Copy nothing but the stretch that opens with the line containing "Convert this chart to Plotly code." and closes with the line containing "return 1 - v / H". Keep pictures out.

____ Extracted information

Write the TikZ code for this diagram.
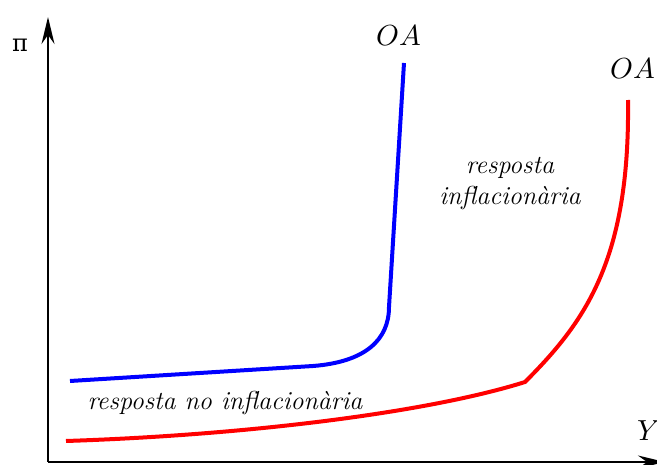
\documentclass[tikz,border=0pt]{standalone}
\usepackage{unicode-math}
\newfontfamily\pifont{DejaVu Serif}
\usetikzlibrary{arrows.meta}
\begin{document}
\begin{tikzpicture}[x=1pt,y=-1pt,
  axis/.style={line width=2pt,-{Stealth[length=27pt,width=13pt,inset=9pt]}},
  curveblue/.style={draw=blue,line width=4pt},
  curvered/.style={draw=red,line width=4pt},
  lbl/.style={font=\fontsize{26}{31}\selectfont\itshape,inner sep=0pt,align=center},
  mlbl/.style={font=\fontsize{29}{34}\selectfont,inner sep=0pt}]
\useasboundingbox (0,0) rectangle (657,465);
\clip (0,0) rectangle (657,465);
\coordinate (O) at (48,462);
\coordinate (ytop) at (48,17);
\coordinate (xend) at (665,462);
\draw[axis] (O) -- (ytop);
\draw[axis] (O) -- (xend);
% blue curve
\coordinate (b1) at (70,381);
\coordinate (b2) at (313,366);
\coordinate (b3) at (389,307);
\coordinate (b4) at (404,63);
\draw[curveblue] (b1) -- (b2) .. controls (365,362) and (389,340) .. (b3) -- (b4);
% red curve
\coordinate (r1) at (66,441);
\coordinate (r2) at (525,382);
\coordinate (r3) at (628,100);
\draw[curvered] (r1) .. controls (250,435) and (430,412) .. (r2)
  .. controls (585,322) and (630,260) .. (r3);
% labels
\node[font=\fontsize{24}{28}\selectfont\pifont,inner sep=0pt] (pi) at (20,45) {π};
\node[mlbl] (oa1) at (399,35) {$OA$};
\node[mlbl] (oa2) at (633,68) {$OA$};
\node[mlbl] (y) at (649,431) {$Y$};
\node[lbl] (infl) at (510,184) {resposta\\inflacionària};
\node[lbl] (noinfl) at (225,403) {resposta no inflacionària};
\end{tikzpicture}
\end{document}
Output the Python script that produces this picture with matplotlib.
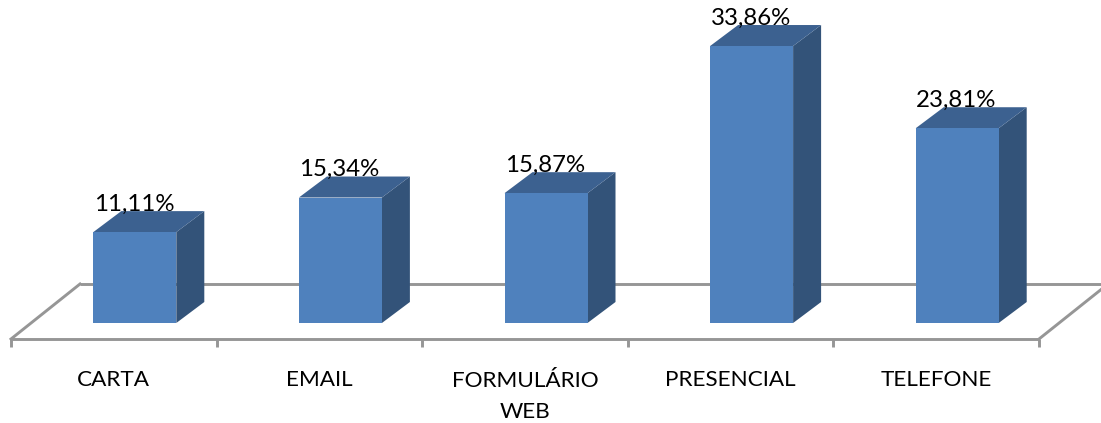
from matplotlib import pyplot as plt
from matplotlib.patches import Polygon

categorias = ['CARTA', 'EMAIL', 'FORMULÁRIO\nWEB', 'PRESENCIAL', 'TELEFONE']
valores = [11.11, 15.34, 15.87, 33.86, 23.81]
rotulos = ['11,11%', '15,34%', '15,87%', '33,86%', '23,81%']

plt.rcParams['font.family'] = ['Lato', 'DejaVu Sans']

# escala: 205.6 px por categoria, 8.18 px por ponto percentual
px_x = 205.6
px_y = 8.18
W, H = 1101, 423
x0_px, y0_px = 11, 323

fig = plt.figure(figsize=(W / 100, H / 100), dpi=100)
ax = fig.add_axes([0, 0, 1, 1])
ax.set_xlim(-x0_px / px_x, (W - x0_px) / px_x)
ax.set_ylim((y0_px - H) / px_y, y0_px / px_y)
ax.axis('off')

cinza = '#969696'
frente = '#4F81BD'
lado = '#335379'
topo = '#3C6190'

largura = 83 / px_x
desloc = 21 / px_x
dx = 28 / px_x
dy = 21 / px_y
n = len(categorias)

# chao em perspectiva
y_frente = -16 / px_y
y_fundo = 39 / px_y
chao_dx = 69 / px_x
ax.plot([0, n], [y_frente, y_frente], color=cinza, lw=2.1, zorder=1, solid_capstyle='butt')
ax.plot([0, chao_dx], [y_frente, y_fundo], color=cinza, lw=2.1, zorder=1)
ax.plot([n, n + chao_dx], [y_frente, y_fundo], color=cinza, lw=2.1, zorder=1)
ax.plot([chao_dx, n + chao_dx], [y_fundo, y_fundo], color=cinza, lw=2.1, zorder=1, solid_capstyle='butt')
for i in range(n + 1):
    ax.plot([i, i], [y_frente, y_frente - 8 / px_y], color=cinza, lw=2.1, zorder=1, solid_capstyle='butt')

centros = [i + 0.5 + desloc for i in range(n)]
ax.bar(centros, valores, width=largura, color=frente, zorder=3)

for c, v, r in zip(centros, valores, rotulos):
    d = c + largura / 2
    e = c - largura / 2
    ax.add_patch(Polygon([(d, 0), (d + dx, dy), (d + dx, v + dy), (d, v)], color=lado, lw=0, zorder=2))
    ax.add_patch(Polygon([(e, v), (d, v), (d + dx, v + dy), (e + dx, v + dy)], color=topo, lw=0, zorder=2))
    ax.text(c - 1 / px_x, v + 28 / px_y, r, ha='center', va='center', fontsize=17.3, color='black', zorder=4)

for i, cat in enumerate(categorias):
    y_txt = -73.5 if '\n' in cat else -57
    ax.text(i + 0.5, y_txt / px_y, cat, ha='center', va='center', fontsize=16.2, color='black', linespacing=1.65)

plt.savefig('out.png', dpi=100)
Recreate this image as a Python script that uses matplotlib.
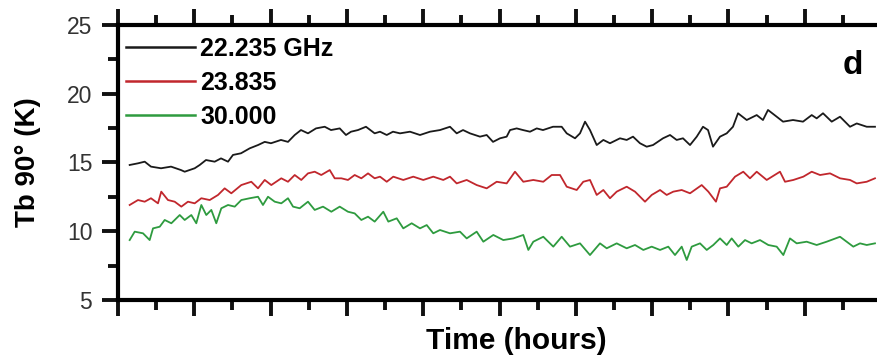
import matplotlib
matplotlib.use("Agg")
import matplotlib.pyplot as plt
from matplotlib.ticker import MultipleLocator, NullFormatter

plt.rcParams["font.family"] = ["Liberation Sans", "DejaVu Sans"]

# 22.235 GHz channel
t_k = [0.153, 0.262, 0.350, 0.432, 0.564, 0.695, 0.826, 0.874, 1.005, 1.071,
       1.153, 1.267, 1.350, 1.442, 1.507, 1.612, 1.726, 1.835, 1.923, 2.005,
       2.136, 2.228, 2.316, 2.398, 2.490, 2.595, 2.709, 2.792, 2.906, 2.988,
       3.054, 3.145, 3.250, 3.364, 3.434, 3.522, 3.604, 3.696, 3.827, 3.958,
       4.089, 4.220, 4.351, 4.439, 4.522, 4.613, 4.744, 4.832, 4.915, 5.007,
       5.094, 5.138, 5.225, 5.308, 5.400, 5.488, 5.570, 5.701, 5.815, 5.881,
       5.990, 6.055, 6.121, 6.186, 6.274, 6.361, 6.448, 6.579, 6.667, 6.750,
       6.841, 6.929, 7.012, 7.143, 7.235, 7.322, 7.405, 7.497, 7.585, 7.667,
       7.733, 7.798, 7.890, 7.978, 8.060, 8.126, 8.240, 8.371, 8.453, 8.519,
       8.633, 8.716, 8.847, 8.978, 9.092, 9.157, 9.240, 9.354, 9.463, 9.594,
       9.682, 9.813, 9.921]
tb_k = [14.82, 14.94, 15.06, 14.70, 14.58, 14.70, 14.45, 14.33, 14.58, 14.82,
        15.18, 15.06, 15.30, 15.06, 15.55, 15.67, 16.03, 16.27, 16.50, 16.40,
        16.64, 16.50, 17.00, 17.36, 17.12, 17.48, 17.60, 17.36, 17.48, 17.00,
        17.24, 17.36, 17.60, 17.12, 17.24, 17.00, 17.24, 17.12, 17.24, 17.00,
        17.24, 17.36, 17.60, 17.12, 17.36, 17.12, 16.88, 17.00, 16.50, 16.76,
        16.88, 17.36, 17.48, 17.36, 17.24, 17.48, 17.36, 17.60, 17.60, 17.12,
        16.76, 17.12, 17.97, 17.36, 16.27, 16.64, 16.40, 16.76, 16.64, 16.88,
        16.40, 16.15, 16.27, 16.76, 17.00, 16.64, 16.76, 16.27, 16.88, 17.60,
        17.36, 16.15, 16.88, 17.12, 17.60, 18.58, 18.09, 18.45, 18.09, 18.82,
        18.33, 17.97, 18.09, 17.97, 18.45, 18.21, 18.58, 17.97, 18.33, 17.60,
        17.84, 17.60, 17.60]

# 23.835 GHz channel
t_r = [0.153, 0.262, 0.350, 0.432, 0.524, 0.567, 0.655, 0.743, 0.830, 0.917,
       1.005, 1.092, 1.202, 1.311, 1.398, 1.485, 1.616, 1.747, 1.835, 1.923,
       2.009, 2.140, 2.228, 2.316, 2.402, 2.490, 2.578, 2.664, 2.775, 2.840,
       2.927, 3.014, 3.102, 3.189, 3.277, 3.364, 3.434, 3.522, 3.608, 3.739,
       3.870, 4.001, 4.132, 4.263, 4.351, 4.439, 4.570, 4.701, 4.832, 4.963,
       5.094, 5.203, 5.312, 5.443, 5.574, 5.684, 5.793, 5.881, 6.012, 6.098,
       6.186, 6.274, 6.361, 6.448, 6.536, 6.579, 6.667, 6.776, 6.907, 6.995,
       7.104, 7.191, 7.278, 7.388, 7.497, 7.650, 7.737, 7.837, 7.890, 7.978,
       8.087, 8.195, 8.283, 8.371, 8.502, 8.676, 8.742, 8.851, 8.982, 9.092,
       9.201, 9.332, 9.463, 9.594, 9.682, 9.813, 9.921]
tb_r = [11.91, 12.27, 12.15, 12.40, 12.03, 12.88, 12.27, 12.15, 11.79, 12.15,
        12.03, 12.40, 12.27, 12.64, 13.12, 12.76, 13.36, 13.60, 13.12, 13.73,
        13.36, 13.85, 13.60, 14.09, 13.73, 14.21, 14.33, 14.09, 14.45, 13.85,
        13.85, 13.73, 14.09, 13.85, 14.21, 13.85, 13.97, 13.60, 13.97, 13.73,
        13.97, 13.73, 13.97, 13.73, 13.97, 13.48, 13.73, 13.36, 13.12, 13.60,
        13.48, 14.33, 13.60, 13.73, 13.60, 14.09, 14.09, 13.24, 13.00, 13.60,
        13.73, 12.64, 13.00, 12.40, 12.88, 13.00, 13.24, 12.88, 12.15, 12.64,
        13.00, 12.64, 12.88, 13.00, 12.76, 13.36, 12.88, 12.15, 13.12, 13.24,
        13.97, 14.33, 13.85, 14.33, 13.73, 14.33, 13.60, 13.73, 13.97, 14.33,
        14.09, 14.21, 13.85, 13.73, 13.48, 13.60, 13.85]

# 30.000 GHz channel
t_g = [0.153, 0.219, 0.328, 0.415, 0.459, 0.547, 0.612, 0.699, 0.809, 0.874,
       0.961, 1.026, 1.092, 1.157, 1.223, 1.288, 1.354, 1.442, 1.530, 1.616,
       1.726, 1.835, 1.900, 1.966, 2.054, 2.140, 2.228, 2.294, 2.381, 2.490,
       2.578, 2.687, 2.796, 2.906, 3.014, 3.102, 3.189, 3.277, 3.364, 3.477,
       3.543, 3.653, 3.739, 3.849, 3.958, 4.046, 4.132, 4.220, 4.351, 4.482,
       4.570, 4.701, 4.788, 4.919, 5.050, 5.181, 5.312, 5.378, 5.443, 5.574,
       5.705, 5.815, 5.924, 6.055, 6.186, 6.317, 6.405, 6.536, 6.579, 6.667,
       6.776, 6.885, 6.995, 7.104, 7.212, 7.300, 7.388, 7.454, 7.519, 7.628,
       7.716, 7.802, 7.890, 7.978, 8.043, 8.130, 8.218, 8.305, 8.414, 8.523,
       8.633, 8.720, 8.807, 8.895, 9.026, 9.157, 9.288, 9.463, 9.550, 9.637,
       9.725, 9.813, 9.921]
tb_g = [9.36, 9.97, 9.85, 9.36, 10.21, 10.33, 10.82, 10.58, 11.18, 10.82,
        11.18, 10.58, 11.91, 11.18, 11.55, 10.58, 11.67, 11.91, 11.79, 12.27,
        12.40, 12.51, 11.91, 12.51, 12.15, 12.03, 12.40, 11.79, 11.67, 12.15,
        11.55, 11.79, 11.42, 11.79, 11.42, 11.30, 10.82, 11.06, 10.70, 11.42,
        10.70, 10.94, 10.21, 10.58, 10.21, 10.45, 9.85, 10.09, 9.85, 9.97,
        9.48, 9.97, 9.24, 9.73, 9.36, 9.48, 9.73, 8.64, 9.24, 9.60,
        8.88, 9.60, 8.88, 9.12, 8.27, 9.12, 8.76, 9.12, 9.00, 8.76,
        9.00, 8.64, 8.88, 8.64, 8.88, 8.27, 8.88, 7.91, 8.88, 9.12,
        8.64, 9.00, 9.48, 9.00, 9.48, 8.88, 9.36, 9.12, 9.36, 9.00,
        8.88, 8.27, 9.48, 9.12, 9.24, 9.00, 9.24, 9.60, 9.24, 8.88,
        9.12, 9.00, 9.12]

labels = ["22.235 GHz", "23.835", "30.000"]
colors = ["#1a1a1a", "#c1272d", "#2e9b3f"]

fig = plt.figure(figsize=(8.77, 3.61), dpi=100)
ax = fig.add_axes([118 / 877, 1 - 300 / 361, 759 / 877, 275 / 361])

for t, tb, lab, c in zip([t_k, t_r, t_g], [tb_k, tb_r, tb_g], labels, colors):
    ax.plot(t, tb, color=c, linewidth=1.3, label=lab)

ax.set_xlim(0, 759 / 76.3)
ax.set_ylim(5, 25)

ax.xaxis.set_major_locator(MultipleLocator(1))
ax.xaxis.set_minor_locator(MultipleLocator(0.5))
ax.xaxis.set_major_formatter(NullFormatter())
ax.yaxis.set_major_locator(MultipleLocator(5))
ax.yaxis.set_minor_locator(MultipleLocator(2.5))

ax.spines["right"].set_visible(False)
for s in ("left", "bottom", "top"):
    ax.spines[s].set_linewidth(3)

ax.tick_params(axis="x", which="both", direction="out", top=True, bottom=True,
               width=2.8, color="#111")
ax.tick_params(axis="x", which="major", length=11.5)
ax.tick_params(axis="x", which="minor", length=7)
ax.tick_params(axis="y", which="both", direction="out", left=True, right=False,
               width=2.8, color="#111")
ax.tick_params(axis="y", which="major", length=11.5, labelsize=16.5,
               labelcolor="#333", pad=7)
ax.tick_params(axis="y", which="minor", length=7)

ax.set_xlabel("Time (hours)", fontsize=21.5, fontweight="bold")
ax.xaxis.set_label_coords(0.525, -0.148)
ax.xaxis.label.set_va("center")
ax.set_ylabel("Tb 90° (K)", fontsize=20, fontweight="bold")
ax.yaxis.set_label_coords(-0.118, 0.5)
ax.yaxis.label.set_va("center")

ax.text(0.968, 0.822, "d", transform=ax.transAxes, fontsize=24,
        fontweight="bold", ha="center", va="baseline")

leg = ax.legend(loc="upper left", bbox_to_anchor=(8 / 759, 0.958), frameon=False,
                prop={"size": 18, "weight": "bold"}, handlelength=2.75,
                handletextpad=0.22, labelspacing=0.4, borderpad=0, borderaxespad=0)
for line in leg.get_lines():
    line.set_linewidth(1.8)

fig.savefig("out.png", dpi=100)
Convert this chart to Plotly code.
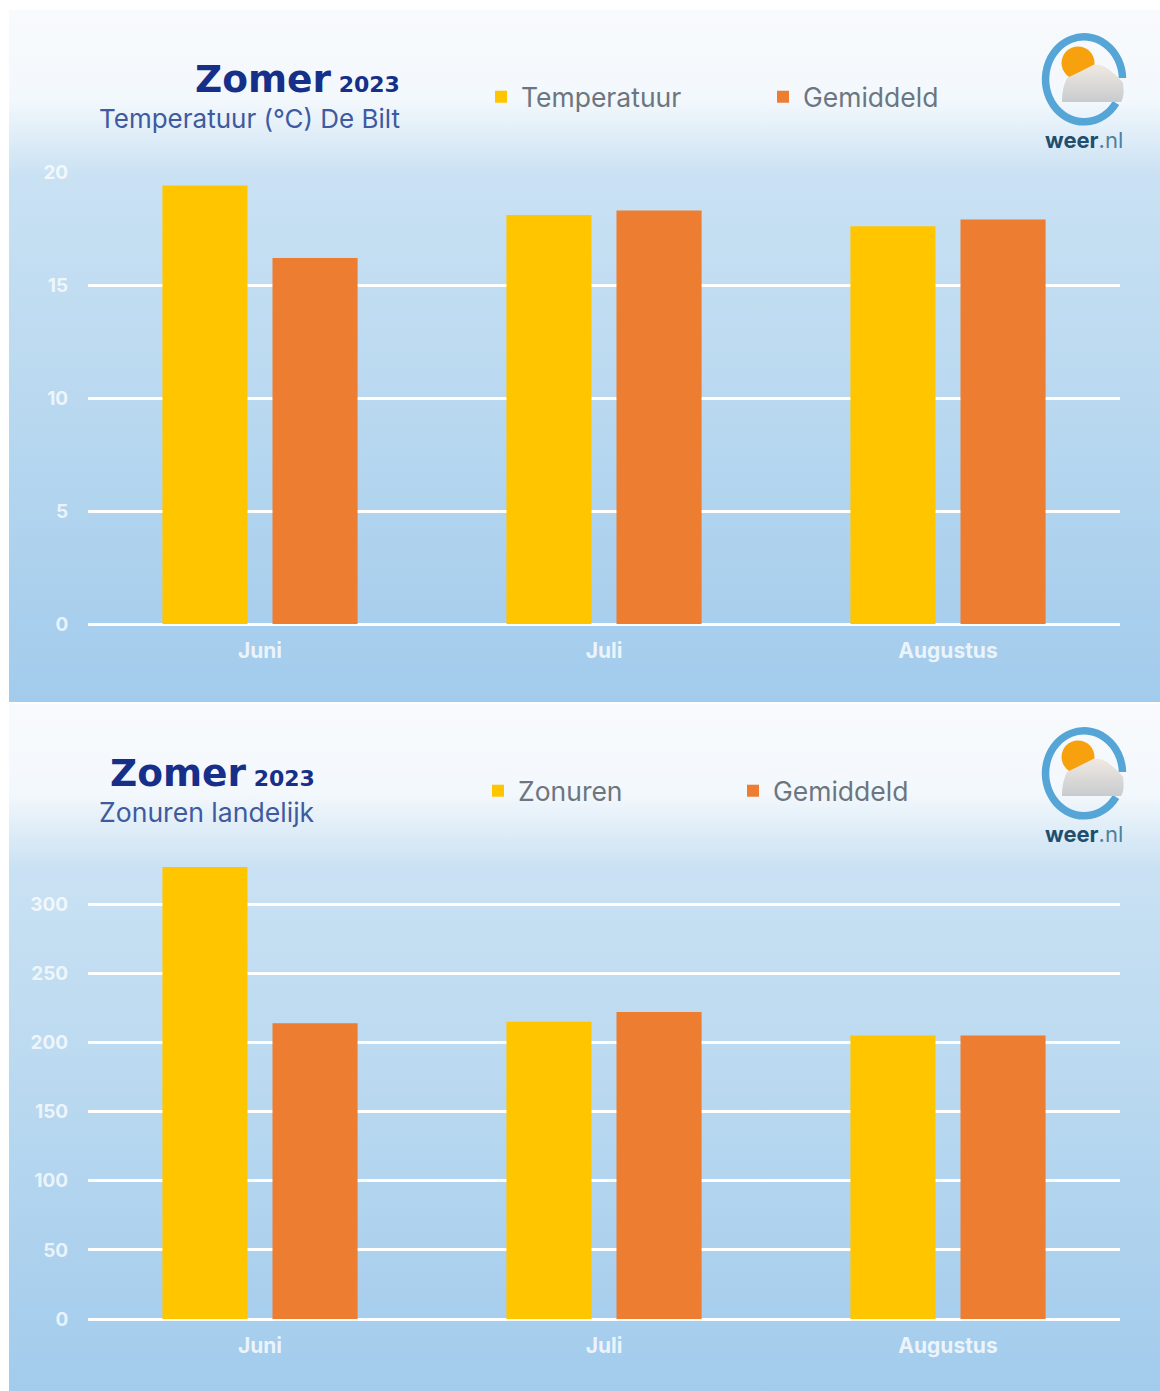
import base64
import plotly.graph_objects as go

# ---- data ----
months = ["Juni", "Juli", "Augustus"]
temperatuur = [19.4, 18.1, 17.6]
temp_gemiddeld = [16.2, 18.3, 17.9]
zonuren = [327, 215, 205]
zon_gemiddeld = [214, 222, 205]
temp_ticks = [0, 5, 10, 15, 20]
zon_ticks = [0, 50, 100, 150, 200, 250, 300]

W, H = 1160, 1391
FONT = "Inter"
TITLE_FONT = "DejaVu Sans"
YELLOW, ORANGE = "#FFC600", "#ED7D31"
NAVY, SUB, GREY = "#16308A", "#3F5A9E", "#6C7680"


def px(v):
    return 1 - v / H


def svg_uri(svg):
    return "data:image/svg+xml;base64," + base64.b64encode(svg.encode()).decode()


BG = svg_uri(
    '<svg xmlns="http://www.w3.org/2000/svg" width="1151" height="692" preserveAspectRatio="none" viewBox="0 0 1151 692">'
    '<defs><linearGradient id="g" x1="0" y1="0" x2="0" y2="1">'
    '<stop offset="0" stop-color="#F8FAFD"/><stop offset="0.13" stop-color="#F3F8FC"/>'
    '<stop offset="0.24" stop-color="#C9E1F3"/><stop offset="0.55" stop-color="#BAD9F0"/>'
    '<stop offset="1" stop-color="#A2CBEC"/></linearGradient></defs>'
    '<rect width="1151" height="692" fill="url(#g)"/></svg>'
)
LOGO = svg_uri(
    '<svg xmlns="http://www.w3.org/2000/svg" width="100" height="100" viewBox="0 0 100 100">'
    '<defs><linearGradient id="c" x1="0" y1="0" x2="0" y2="1">'
    '<stop offset="0" stop-color="#F0E9E2"/><stop offset="1" stop-color="#C8CBCE"/></linearGradient></defs>'
    '<path d="M 80 75 A 38.5 42.5 0 1 1 86.5 50" fill="none" stroke="#55A5D6" stroke-width="7.5"/>'
    '<circle cx="42" cy="35" r="16.5" fill="#F7A10F"/>'
    '<path d="M 26 74 C 26 64 28 56 31 50 C 40 46 49 41 57 37 C 62 36 67 37 71 40 '
    'C 76 44 83 49 87 55 C 88 62 88 70 85 74 Z" fill="url(#c)"/></svg>'
)


def bars(name, xs, ys, color, xaxis, yaxis, legend):
    return go.Bar(name=name, x=xs, y=ys, marker=dict(color=color, line=dict(width=0)),
                  xaxis=xaxis, yaxis=yaxis, legend=legend, hoverinfo="x+y+name")


fig = go.Figure([
    bars("Temperatuur", months, temperatuur, YELLOW, "x", "y", "legend"),
    bars("Gemiddeld", months, temp_gemiddeld, ORANGE, "x", "y", "legend"),
    bars("Zonuren", months, zonuren, YELLOW, "x2", "y2", "legend2"),
    bars("Gemiddeld", months, zon_gemiddeld, ORANGE, "x2", "y2", "legend2"),
])

ytickfont = dict(family=FONT, size=19, color="rgba(255,255,255,0.75)", weight=700)
xtickfont = dict(family=FONT, size=21, color="rgba(255,255,255,0.8)", weight=700)
xcommon = dict(type="category", showgrid=False, showline=False, zeroline=False, tickfont=xtickfont,
               ticks="outside", ticklen=8, tickcolor="rgba(0,0,0,0)", fixedrange=True)
ycommon = dict(showgrid=True, gridcolor="#FFFFFF", gridwidth=3, zeroline=True, zerolinecolor="#FFFFFF",
               zerolinewidth=3, showline=False, tickfont=ytickfont, ticks="outside", ticklen=15,
               tickcolor="rgba(0,0,0,0)", fixedrange=True)

legend_style = dict(orientation="h", yanchor="middle", xanchor="left", bgcolor="rgba(0,0,0,0)",
                    font=dict(family=FONT, size=26.5, color=GREY), entrywidthmode="pixels")

panels = [(10, 702), (704, 1391)]


def label(x, y, text, size, color, family=FONT):
    return dict(x=x / W, y=px(y), xref="paper", yref="paper", text=text, showarrow=False,
                xanchor="right", yanchor="middle", font=dict(family=family, size=size, color=color))


TITLE = "<b>Zomer</b><b><span style='font-size:22px'> 2023</span></b>"
WEER = "<b>weer</b><span style='color:#4F7F9F'>.nl</span>"
annotations = [
    label(402, 79, TITLE, 37.5, NAVY, TITLE_FONT),
    label(402, 118, "Temperatuur (°C) De Bilt", 26, SUB),
    label(1125, 140, WEER, 22, "#1F4E6E"),
    label(317, 773, TITLE, 37.5, NAVY, TITLE_FONT),
    label(317, 812, "Zonuren landelijk", 26.6, SUB),
    label(1125, 834, WEER, 22, "#1F4E6E"),
]

images = []
for top, bottom in panels:
    images.append(dict(source=BG, xref="paper", yref="paper", x=9 / W, y=px(top), sizex=1151 / W,
                       sizey=(bottom - top) / H, xanchor="left", yanchor="top", sizing="stretch",
                       layer="below"))
for top in (28, 722):
    images.append(dict(source=LOGO, xref="paper", yref="paper", x=1036 / W, y=px(top), sizex=100 / W,
                       sizey=100 / H, xanchor="left", yanchor="top", sizing="contain", layer="above"))

fig.update_layout(
    width=W, height=H, autosize=False, margin=dict(l=0, r=0, t=0, b=0, autoexpand=False),
    paper_bgcolor="#FFFFFF", plot_bgcolor="rgba(0,0,0,0)",
    barmode="group", bargap=0.36, bargroupgap=0.227, hovermode="closest",
    font=dict(family=FONT),
    xaxis=dict(domain=[88 / W, 1120 / W], anchor="y", **xcommon),
    yaxis=dict(domain=[px(624), px(172)], anchor="x", range=[0, 20], tickvals=temp_ticks, **ycommon),
    xaxis2=dict(domain=[88 / W, 1120 / W], anchor="y2", **xcommon),
    yaxis2=dict(domain=[px(1319), px(849)], anchor="x2", range=[0, 340], tickvals=zon_ticks, **ycommon),
    legend=dict(x=481 / W, y=px(97), entrywidth=237, **legend_style),
    legend2=dict(x=478 / W, y=px(791), entrywidth=210, **legend_style),
    annotations=annotations,
    images=images,
)

fig.write_html("out.html", config={"displayModeBar": False},
               post_script="document.body.style.margin='0';")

________

Exercise response:
Convert this chart to Plotly code.
import base64
import plotly.graph_objects as go

# ---- data ----
months = ["Juni", "Juli", "Augustus"]
temperatuur = [19.4, 18.1, 17.6]
temp_gemiddeld = [16.2, 18.3, 17.9]
zonuren = [327, 215, 205]
zon_gemiddeld = [214, 222, 205]
temp_ticks = [0, 5, 10, 15, 20]
zon_ticks = [0, 50, 100, 150, 200, 250, 300]

W, H = 1160, 1391
FONT = "Inter"
TITLE_FONT = "DejaVu Sans"
YELLOW, ORANGE = "#FFC600", "#ED7D31"
NAVY, SUB, GREY = "#16308A", "#3F5A9E", "#6C7680"


def px(v):
    return 1 - v / H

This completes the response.